>> Start

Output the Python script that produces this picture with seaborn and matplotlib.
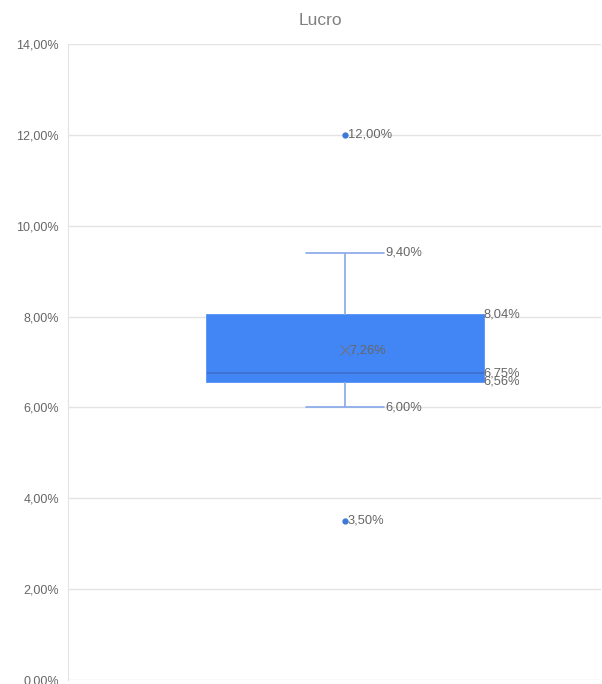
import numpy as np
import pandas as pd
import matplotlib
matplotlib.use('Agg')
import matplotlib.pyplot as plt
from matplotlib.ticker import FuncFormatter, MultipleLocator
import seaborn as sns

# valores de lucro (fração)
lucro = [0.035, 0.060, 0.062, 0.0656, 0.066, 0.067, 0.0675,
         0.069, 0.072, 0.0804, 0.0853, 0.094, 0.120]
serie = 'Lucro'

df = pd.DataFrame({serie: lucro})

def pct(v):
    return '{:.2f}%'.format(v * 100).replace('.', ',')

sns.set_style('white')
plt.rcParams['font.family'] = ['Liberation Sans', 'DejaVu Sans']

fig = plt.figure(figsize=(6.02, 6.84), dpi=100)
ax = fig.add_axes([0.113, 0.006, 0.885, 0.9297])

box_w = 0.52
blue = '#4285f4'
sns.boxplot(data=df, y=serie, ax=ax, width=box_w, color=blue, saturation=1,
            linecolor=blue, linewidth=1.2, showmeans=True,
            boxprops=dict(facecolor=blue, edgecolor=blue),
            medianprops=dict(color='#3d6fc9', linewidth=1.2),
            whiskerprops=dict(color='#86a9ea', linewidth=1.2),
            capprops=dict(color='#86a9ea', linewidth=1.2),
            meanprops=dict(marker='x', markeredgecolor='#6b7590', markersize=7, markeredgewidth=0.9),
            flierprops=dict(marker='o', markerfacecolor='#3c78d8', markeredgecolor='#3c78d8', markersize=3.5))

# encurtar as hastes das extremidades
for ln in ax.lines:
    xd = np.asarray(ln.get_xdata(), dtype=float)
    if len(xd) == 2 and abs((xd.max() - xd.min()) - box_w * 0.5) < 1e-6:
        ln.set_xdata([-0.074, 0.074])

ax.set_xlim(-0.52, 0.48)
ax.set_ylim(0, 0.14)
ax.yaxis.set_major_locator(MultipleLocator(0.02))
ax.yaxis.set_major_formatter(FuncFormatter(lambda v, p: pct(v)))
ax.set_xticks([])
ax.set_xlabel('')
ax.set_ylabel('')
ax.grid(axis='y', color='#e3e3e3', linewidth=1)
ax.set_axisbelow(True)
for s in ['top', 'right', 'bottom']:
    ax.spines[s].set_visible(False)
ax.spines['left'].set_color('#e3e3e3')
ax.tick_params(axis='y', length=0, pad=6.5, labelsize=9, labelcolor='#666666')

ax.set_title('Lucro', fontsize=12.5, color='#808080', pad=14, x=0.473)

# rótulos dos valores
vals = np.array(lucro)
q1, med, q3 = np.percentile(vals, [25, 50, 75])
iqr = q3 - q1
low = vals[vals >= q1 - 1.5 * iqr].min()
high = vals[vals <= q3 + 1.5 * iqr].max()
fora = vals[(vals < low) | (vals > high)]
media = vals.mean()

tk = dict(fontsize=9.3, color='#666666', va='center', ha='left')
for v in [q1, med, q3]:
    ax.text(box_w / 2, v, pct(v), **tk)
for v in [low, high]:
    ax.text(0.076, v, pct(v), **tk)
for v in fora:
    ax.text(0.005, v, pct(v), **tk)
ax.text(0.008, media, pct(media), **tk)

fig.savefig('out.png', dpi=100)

>> End

Please extract exactly the lines of the data, from the first through the line containing "ax = fig.add_axes([0.113, 0.006, 0.885, 0.9297])", and add no pictures to the copy.

Output the Python script that produces this picture with seaborn and matplotlib.
import numpy as np
import pandas as pd
import matplotlib
matplotlib.use('Agg')
import matplotlib.pyplot as plt
from matplotlib.ticker import FuncFormatter, MultipleLocator
import seaborn as sns

# valores de lucro (fração)
lucro = [0.035, 0.060, 0.062, 0.0656, 0.066, 0.067, 0.0675,
         0.069, 0.072, 0.0804, 0.0853, 0.094, 0.120]
serie = 'Lucro'

df = pd.DataFrame({serie: lucro})

def pct(v):
    return '{:.2f}%'.format(v * 100).replace('.', ',')

sns.set_style('white')
plt.rcParams['font.family'] = ['Liberation Sans', 'DejaVu Sans']

fig = plt.figure(figsize=(6.02, 6.84), dpi=100)
ax = fig.add_axes([0.113, 0.006, 0.885, 0.9297])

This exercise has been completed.